"El movimiento ayuda al desarrollo psíquico y este desarrollo se expresa a su vez con un movimiento y una acción." María Montessori

miércoles, 21 de marzo de 2012

El mejor profesor para Pennac

Releyendo el libro de "Mal de escuela" nos hemos dado cuenta de que Pennac, como nosotros, también tuvo ese "mejor profesor", os dejamos aquí el capitulo en que lo cuenta:

Basta un profesor —¡uno solo!— para salvarnos de nosotros mismos y hacernos olvidar a todos los demás.
Es, al menos, el recuerdo que conservo del señor Bal.
Era nuestro profesor de matemáticas en bachillerato. Desde el punto de vista de la gestualidad, lo contrario de Keating; un profesor muy poco cinematográfico: oval, diría yo, con una voz aguda y nada especial que atraiga la mirada. Nos esperaba sentado a su mesa, nos saludaba amablemente y, desde sus primeras palabras, nos adentrábamos en las matemáticas. ¿Con qué estaba hecha aquella hora que tanto nos retenía? Esencialmente con la materia que el señor Bal enseñaba y que parecía habitarle, lo que le convertía en un ser curiosamente vivo, tranquilo y bueno.
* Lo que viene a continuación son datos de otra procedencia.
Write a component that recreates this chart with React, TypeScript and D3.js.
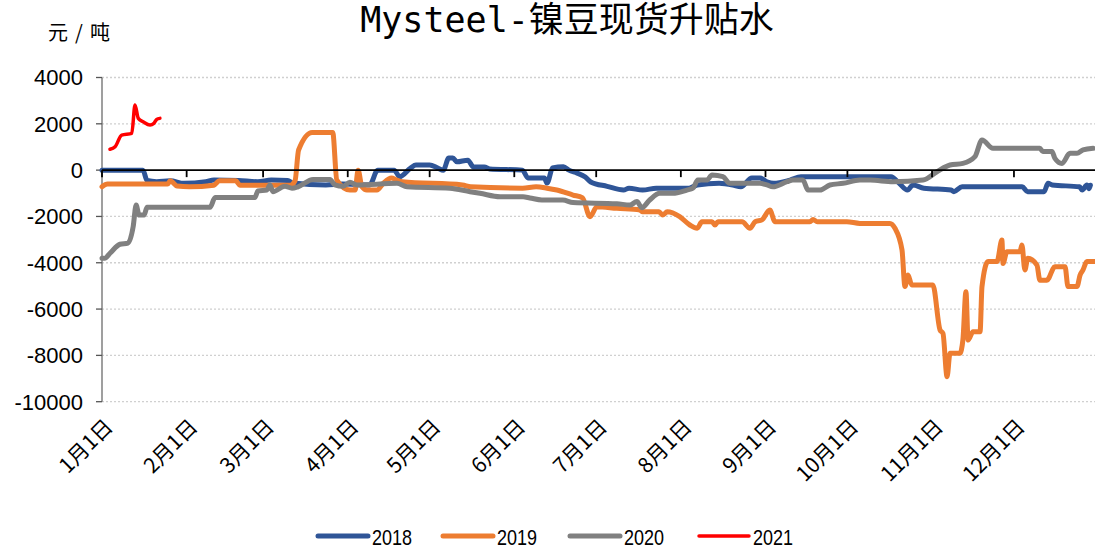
import * as d3 from 'd3'

// day of year (0 = Jan 1) / 元每吨
const s2018: [number, number][] = [
  [0, 0], [15, 0], [16.5, -450], [20, -500], [25, -460], [30, -570], [38, -500], [41, -430],
  [50, -450], [57, -500], [62, -430], [68, -450], [70, -560], [82, -640], [88, -600], [98, -640],
  [101, 0], [107, 0], [109, -280], [113, 90], [115, 220], [120, 220], [123, 90], [125, 0],
  [127, 520], [128.5, 520], [130, 360], [134, 430], [136, 140], [140, 140], [142, 50], [154, 0],
  [156, -340], [162, -340], [163, -560], [165, 90], [169, 150], [171, 0], [174, -130], [177, -300],
  [179, -510], [185, -700], [191, -860], [193, -780], [198, -860], [203, -780], [215, -780],
  [218, -640], [226, -570], [231, -640], [234, -720], [238, -340], [241, -340], [243.5, -500],
  [246, -570], [252, -430], [256, -285], [278, -285], [289, -285], [292, -570], [295, -860],
  [297, -640], [301, -780], [311, -860], [312, -930], [315, -720], [337, -720], [339, -930],
  [345, -930], [346.5, -570], [348, -640], [358, -720], [359, -860], [360.7, -640], [361.5, -800],
  [362, -650],
]

const s2019: [number, number][] = [
  [0, -720], [2, -600], [24, -600], [25, -460], [27.5, -690], [32, -720], [41, -650], [43, -460],
  [49, -460], [50.5, -650], [69, -650], [70.7, -460], [72, 870], [77, 1630], [84.5, 1630],
  [86, -430], [90.8, -860], [92.7, -860], [93.8, 0], [95.2, -720], [97, -860], [100.7, -860],
  [103, -570], [106, -340], [108, -430], [110, -500], [132, -640], [135, -720], [154, -780],
  [159, -720], [163, -780], [166.6, -860], [172.5, -1075], [176, -1200], [178.7, -2010],
  [181.3, -1580], [188.6, -1650], [197, -1720], [198, -1800], [204, -1800], [205.4, -1940],
  [207, -1800], [211.6, -2010], [215.3, -2370], [218, -2510], [219.7, -2230], [223.4, -2230],
  [224.5, -2370], [225.6, -2230], [234.4, -2230], [237.3, -2510], [239.2, -2230], [241.7, -2150],
  [244.6, -1720], [246.5, -2230], [259.3, -2230], [260.4, -2130], [262, -2230], [272.8, -2230],
  [277.6, -2300], [288.6, -2300], [290.4, -2510], [293, -3450], [294.1, -5030], [295.2, -4530],
  [296.6, -4960], [304.3, -4960], [306.9, -6900], [308, -7050], [309.5, -8920], [310.6, -7910],
  [314.2, -7910], [315.3, -7340], [316.4, -5250], [317.2, -7340], [319, -6980], [321.6, -6980],
  [322.3, -5030], [324.5, -3950], [327.8, -3950], [329.6, -3020], [330, -4030], [331.4, -3520],
  [336.2, -3520], [336.9, -3230], [338, -4310], [339.1, -3810], [342.4, -4100], [343.5, -4750],
  [346.1, -4750], [349, -4170], [352.7, -4170], [353.8, -5030], [357.1, -5030], [358.2, -4530],
  [359.3, -4310], [360.7, -3950], [364, -3950],
]

const s2020: [number, number][] = [
  [0, -3800], [1, -3800], [3, -3580], [6.6, -3200], [9.5, -3150], [11.4, -2440], [12.5, -1510],
  [13.6, -1940], [15.4, -1940], [16.5, -1600], [39.6, -1600], [41.4, -1180], [56, -1180],
  [57.1, -900], [60.4, -860], [61.5, -640], [62.6, -930], [67, -700], [69.6, -780], [71.8, -720],
  [77.3, -400], [83.5, -400], [85.3, -640], [88.3, -700], [90.8, -520], [93.4, -640], [108, -570],
  [111.7, -720], [127.4, -780], [134.8, -930], [138.4, -1000], [145.8, -1150], [154.2, -1150],
  [156.7, -1200], [161.1, -1290], [168.8, -1290], [172.5, -1400], [188.6, -1450], [193.3, -1510],
  [195.9, -1360], [197.7, -1620], [200.6, -1290], [204.3, -1000], [209.1, -1000], [214.2, -860],
  [216.4, -780], [218.2, -430], [221.5, -430], [223.4, -210], [227.4, -285], [229.9, -570],
  [240.9, -570], [243.5, -640], [245.7, -720], [250.9, -500], [253, -430], [256.7, -430],
  [258.6, -860], [263, -860], [266.6, -640], [271.4, -570], [277.6, -430], [281.3, -430],
  [289.7, -500], [300.7, -430], [305.8, -70], [310.6, 220], [315.3, 290], [319.7, 580],
  [322.3, 1300], [326.3, 940], [343.5, 940], [344.6, 800], [347.9, 800], [349, 510], [351.6, 290],
  [354.5, 725], [357.1, 725], [359.3, 870], [363, 940],
]

const s2021: [number, number][] = [
  [2.9, 900], [4.8, 1010], [7.2, 1515], [10.9, 1590], [12.1, 2810], [13.3, 2235], [15.1, 2090],
  [17.6, 1950], [19, 2020], [20, 2190], [21.2, 2235],
]

const seriesNames = ['2018', '2019', '2020', '2021']
const seriesColors = ['#2F5597', '#ED7D31', '#808080', '#FF0000']
const seriesWidths = [5, 5, 5, 3.5]
const seriesData = [s2018, s2019, s2020, s2021]

const monthLabels = ['1月1日', '2月1日', '3月1日', '4月1日', '5月1日', '6月1日',
  '7月1日', '8月1日', '9月1日', '10月1日', '11月1日', '12月1日']
const yTicks = [4000, 2000, 0, -2000, -4000, -6000, -8000, -10000]

const W = 1095
const H = 554
const yearStart = new Date(2018, 0, 1)
const yearEnd = new Date(2019, 0, 1)
const toDate = (d: number) => d3.timeHour.offset(yearStart, Math.round(d * 24))

const App = () => {
  const x = d3.scaleTime().domain([yearStart, yearEnd]).range([102, 1098.6])
  const y = d3.scaleLinear().domain([-10000, 4000]).range([401.7, 77.5])

  const line = d3.line<[number, number]>()
    .x(d => x(toDate(d[0])))
    .y(d => y(d[1]))
    .curve(d3.curveMonotoneX)

  const months = d3.timeMonth.range(yearStart, yearEnd)
  const left = x(yearStart)

  return (
    <svg width={W} height={H} style={{ position: 'absolute', left: 0, top: 0, background: '#fff' }}>
      {/* title */}
      <text x={567} y={32} textAnchor="middle" fontSize={35}
        fontFamily="'DejaVu Sans Mono', 'Noto Sans CJK SC', sans-serif" fill="#000">
        Mysteel-镍豆现货升贴水
      </text>
      <text x={48} y={40} fontSize={20} textLength={62}
        fontFamily="'Noto Sans CJK SC', sans-serif" fill="#000">元/吨</text>

      {/* grid */}
      {yTicks.filter(t => t !== 0).map(t => (
        <line key={t} x1={left} x2={W} y1={y(t)} y2={y(t)}
          stroke="#d0d0d0" strokeWidth={1.3} strokeDasharray="2 2" />
      ))}

      {/* y axis */}
      <line x1={left} x2={left} y1={y(4000)} y2={y(-10000)} stroke="#7f7f7f" strokeWidth={1.5} />
      {yTicks.map(t => (
        <g key={t}>
          <line x1={left - 6} x2={left} y1={y(t)} y2={y(t)} stroke="#555" strokeWidth={1.3} />
          <text x={83} y={y(t)} dy="0.36em" textAnchor="end" fontSize={22}
            fontFamily="'Liberation Sans', Arial, sans-serif" fill="#000">{t}</text>
        </g>
      ))}

      {/* series */}
      {seriesData.map((s, i) => (
        <path key={seriesNames[i]} d={line(s) ?? ''} fill="none" stroke={seriesColors[i]}
          strokeWidth={seriesWidths[i]} strokeLinejoin="round" strokeLinecap="round" />
      ))}

      {/* zero axis with month ticks */}
      <line x1={left} x2={W} y1={y(0)} y2={y(0)} stroke="#000" strokeWidth={1.8} />
      {months.map((m, i) => (
        <g key={i}>
          <line x1={x(m)} x2={x(m)} y1={y(0)} y2={y(0) + 7} stroke="#000" strokeWidth={1.8} />
          <text transform={`translate(${x(m) + 7},${423}) rotate(-45)`} textAnchor="end"
            dy="0.35em" fontSize={21} fontFamily="'Noto Sans CJK SC', sans-serif" fill="#000">
            {monthLabels[i]}
          </text>
        </g>
      ))}

      {/* legend */}
      {seriesNames.map((n, i) => {
        const lx = [318, 443, 570, 699][i]
        return (
          <g key={n}>
            <line x1={lx} x2={lx + 50} y1={536} y2={536} stroke={seriesColors[i]}
              strokeWidth={seriesWidths[i]} strokeLinecap="round" />
            <text x={lx + 54} y={545} fontSize={22} textLength={40} lengthAdjust="spacingAndGlyphs"
              fontFamily="'Liberation Sans', Arial, sans-serif" fill="#000">{n}</text>
          </g>
        )
      })}
    </svg>
  )
}

export default App
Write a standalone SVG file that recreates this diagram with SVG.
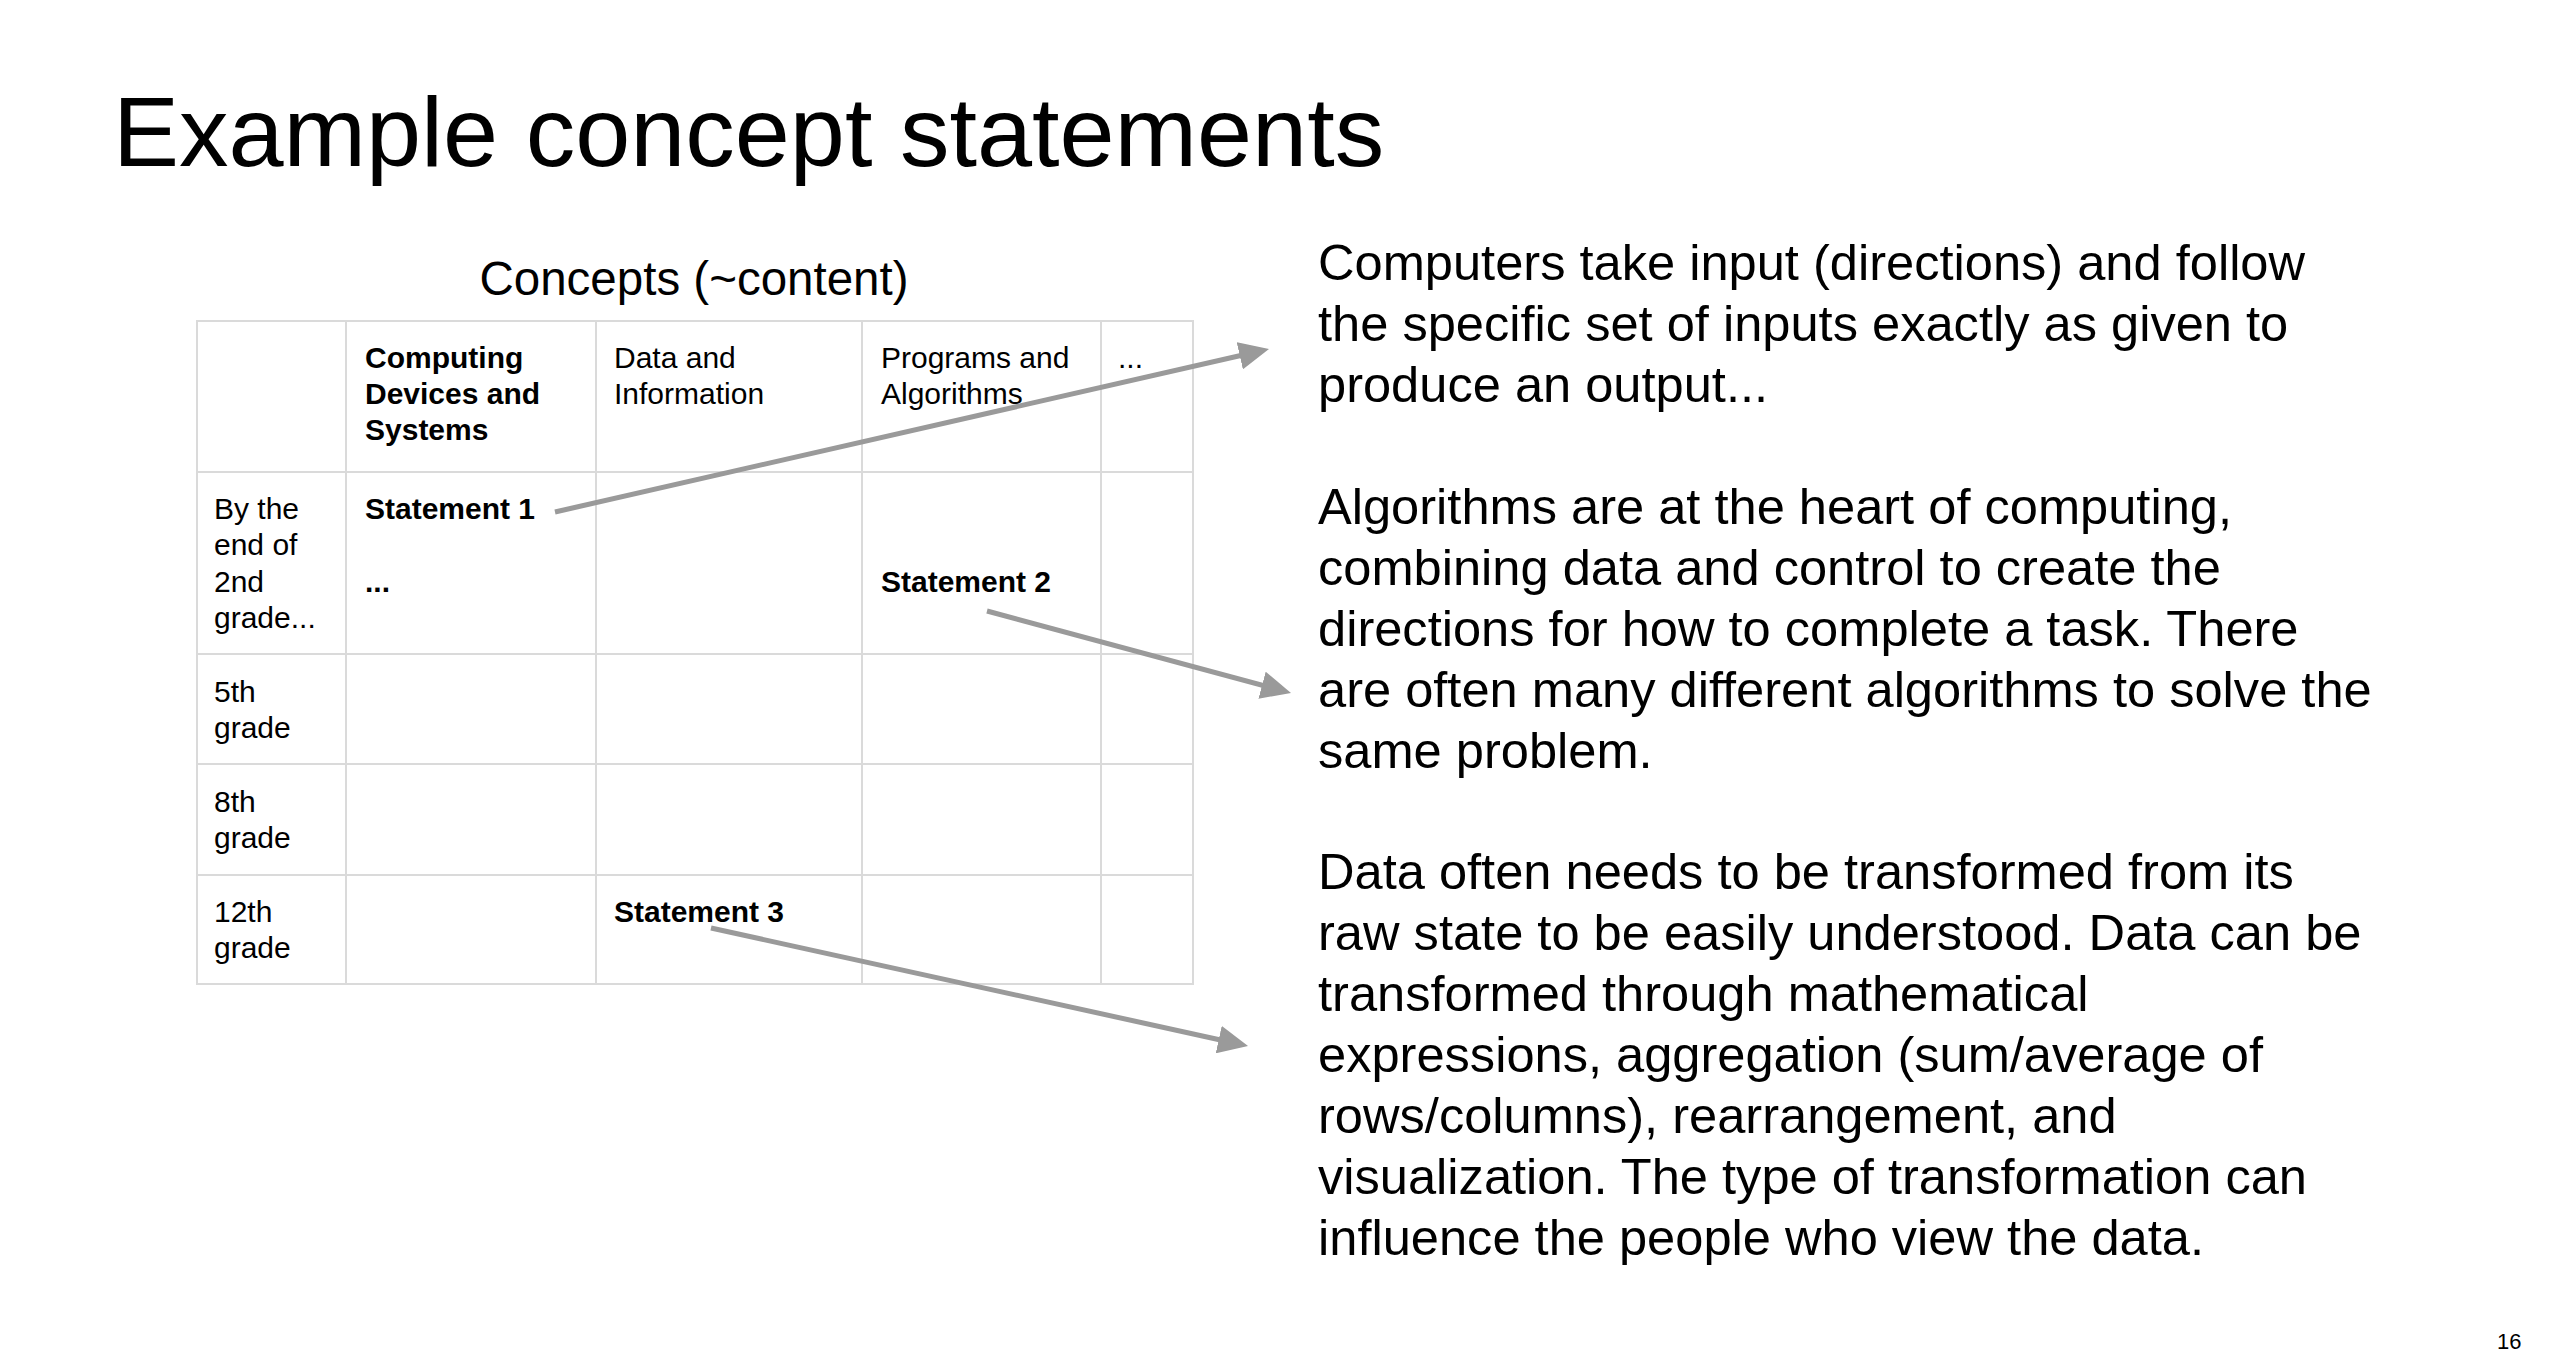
<svg xmlns="http://www.w3.org/2000/svg" width="2560" height="1371" viewBox="0 0 2560 1371">
<style>
text{font-family:"Liberation Sans",Arial,Helvetica,sans-serif;fill:#000}
.title{font-size:99px}
.sub{font-size:47.5px}
.cell{font-size:30px}
.b{font-weight:bold}
.para{font-size:50.6px}
.grid line{stroke:#dadada;stroke-width:2}
.conn{stroke:#9a9a9a;stroke-width:5;fill:none;marker-end:url(#ah)}
.pg{font-size:22px}
</style>
<defs>
<marker id="ah" viewBox="0 0 30 28" refX="10" refY="14" markerWidth="30" markerHeight="28" markerUnits="userSpaceOnUse" orient="auto">
<path d="M0,0 L30,14 L0,28 Z" fill="#9a9a9a"/>
</marker>
</defs>
<rect width="2560" height="1371" fill="#fff"/>
<g id="title"><text class="title" x="113" y="166">Example concept statements</text></g>
<g id="subtitle"><text class="sub" x="694" y="295" text-anchor="middle">Concepts (~content)</text></g>
<g id="table">
<g class="grid">
<line x1="196" y1="321" x2="1193" y2="321"/>
<line x1="196" y1="472" x2="1193" y2="472"/>
<line x1="196" y1="654" x2="1193" y2="654"/>
<line x1="196" y1="764" x2="1193" y2="764"/>
<line x1="196" y1="875" x2="1193" y2="875"/>
<line x1="196" y1="984" x2="1193" y2="984"/>
<line x1="197" y1="320" x2="197" y2="985"/>
<line x1="346" y1="320" x2="346" y2="985"/>
<line x1="596" y1="320" x2="596" y2="985"/>
<line x1="862" y1="320" x2="862" y2="985"/>
<line x1="1101" y1="320" x2="1101" y2="985"/>
<line x1="1193" y1="320" x2="1193" y2="985"/>
</g>
<g id="hdr-computing"><text class="cell b" x="365" y="368">Computing</text><text class="cell b" x="365" y="404">Devices and</text><text class="cell b" x="365" y="440">Systems</text></g>
<g id="hdr-data"><text class="cell" x="614" y="368">Data and</text><text class="cell" x="614" y="404">Information</text></g>
<g id="hdr-programs"><text class="cell" x="881" y="368">Programs and</text><text class="cell" x="881" y="404">Algorithms</text></g>
<g id="hdr-more"><text class="cell" x="1118" y="368">...</text></g>
<g id="row-2nd"><text class="cell" x="214" y="519">By the</text><text class="cell" x="214" y="555">end of</text><text class="cell" x="214" y="592">2nd</text><text class="cell" x="214" y="628">grade...</text></g>
<g id="row-5th"><text class="cell" x="214" y="702">5th</text><text class="cell" x="214" y="738">grade</text></g>
<g id="row-8th"><text class="cell" x="214" y="812">8th</text><text class="cell" x="214" y="848">grade</text></g>
<g id="row-12th"><text class="cell" x="214" y="922">12th</text><text class="cell" x="214" y="958">grade</text></g>
<g id="cell-more"><text class="cell b" x="365" y="592">...</text></g>
</g>
<g id="statement1"><text class="cell b" x="365" y="519">Statement 1</text></g>
<g id="statement2"><text class="cell b" x="881" y="592">Statement 2</text></g>
<g id="statement3"><text class="cell b" x="614" y="922">Statement 3</text></g>
<g id="para1">
<text class="para" x="1318" y="280">Computers take input (directions) and follow</text>
<text class="para" x="1318" y="341">the specific set of inputs exactly as given to</text>
<text class="para" x="1318" y="402">produce an output...</text>
</g>
<g id="para2">
<text class="para" x="1318" y="524">Algorithms are at the heart of computing,</text>
<text class="para" x="1318" y="585">combining data and control to create the</text>
<text class="para" x="1318" y="646">directions for how to complete a task. There</text>
<text class="para" x="1318" y="707">are often many different algorithms to solve the</text>
<text class="para" x="1318" y="768">same problem.</text>
</g>
<g id="para3">
<text class="para" x="1318" y="889">Data often needs to be transformed from its</text>
<text class="para" x="1318" y="950">raw state to be easily understood. Data can be</text>
<text class="para" x="1318" y="1011">transformed through mathematical</text>
<text class="para" x="1318" y="1072">expressions, aggregation (sum/average of</text>
<text class="para" x="1318" y="1133">rows/columns), rearrangement, and</text>
<text class="para" x="1318" y="1194">visualization. The type of transformation can</text>
<text class="para" x="1318" y="1255">influence the people who view the data.</text>
</g>
<g id="connectors">
<line class="conn" x1="555" y1="512" x2="1249.5" y2="353.5"/>
<line class="conn" x1="987" y1="611" x2="1271.7" y2="687.8"/>
<line class="conn" x1="711" y1="928" x2="1228.5" y2="1041.7"/>
</g>
<g id="page-number"><text class="pg" x="2497" y="1349">16</text></g>
</svg>
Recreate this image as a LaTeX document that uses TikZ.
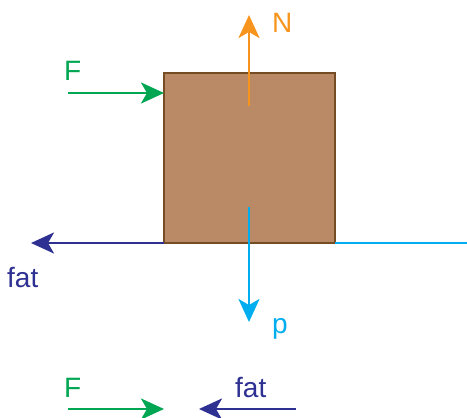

Extraña bondad, nacida del propio conocimiento, deseo natural de compartir con nosotros la «materia» que arrobaba su espíritu y de la que no podía concebir que nos resultara repulsiva, o sencillamente ajena. Bal estaba amasado con su materia y sus alumnos. Tenía algo del ánimo cándido de las matemáticas, una pasmosa inocencia. La idea de que pudieran montarle un buen follón jamás debió de ocurrírsele, y las ganas de burlarnos de él nunca nos pasaron por la cabeza, tan convincente era su gozo al enseñar.
Sin embargo, no éramos un público dócil. Ni demasiado cordiales, como si todos hubiéramos salido del basurero de Djibuti. Recuerdo alguna pelea nocturna, en la ciudad, y ajustes de cuentas internos todo menos tiernos. Pero, en cuanto cruzábamos la puerta del señor Bal, parecíamos como santificados por nuestra inmersión en las matemáticas y, pasada la hora, cada cual regresaba a la superficie mathematikos.
El día de nuestro encuentro, cuando los peores de nosotros habían alardeado de sus ceros, él había respondido sonriendo que no creía en los conjuntos vacíos. A continuación, hizo unas cuantas preguntas muy sencillas y había considerado nuestras respuestas elementales inestimables pepitas de oro, algo que nos había divertido mucho. Luego escribió en la pizarra el número 12, preguntándonos qué estaba escribiendo.
Los más despiertos habían buscado una salida.
—¡Los doce dedos de la mano!
—¡Los doce mandamientos!
Pero la inocencia, en su sonrisa, realmente desalentaba:
—Es la nota mínima que tendréis en el examen de bachillerato.
Añadió:
—Si dejáis de tener miedo.
Y más aún:
—Por lo demás, no lo repetiré. Aquí no vamos a ocuparnos del examen de bachillerato, sino de las matemáticas.
De hecho, no nos habló ni una sola vez del examen. Metro a metro, dedicó aquel año a sacarnos del abismo de nuestra ignorancia, divirtiéndose en hacerlo pasar por el pozo mismo de la ciencia; se maravillaba siempre de lo que sabíamos a pesar de todo.
—Creéis que no sabéis nada, pero os equivocáis, os equivocáis, ¡sabéis muchísimas cosas! Mira, Pennacchioni, ¿sabías que lo sabías?
Está claro que esta mayéutica no bastó para convertirnos en genios de las matemáticas, pero por muy profundo que fuera nuestro pozo, el señor Bal nos llevó hasta el nivel de la barandilla: la media en el examen de bachillerato.
Sin la menor alusión, nunca, al calamitoso porvenir que, según nos decían tantos profesores desde hacía tanto tiempo, nos aguardaba.

1 comentario:

  1. El fragmento ilustra muy bien la fuerza que tuvo (no tubo) una sola experiencia en clase. Puede que no para todos, ni para todos igual, pero al menos las palabras (y los gestos) de ese profesor tuvieron (con v) eco para alguien, que luego nos las devuelve amplíficadas, como una magnífica caja de resonancia, para que podamos disfrutar con su sonido. Eso es lo que hacen los educadores: crean música. O, mejor dicho, nos dan la oportunidad para que nosotros la creemos... si dejamos de tener miedo.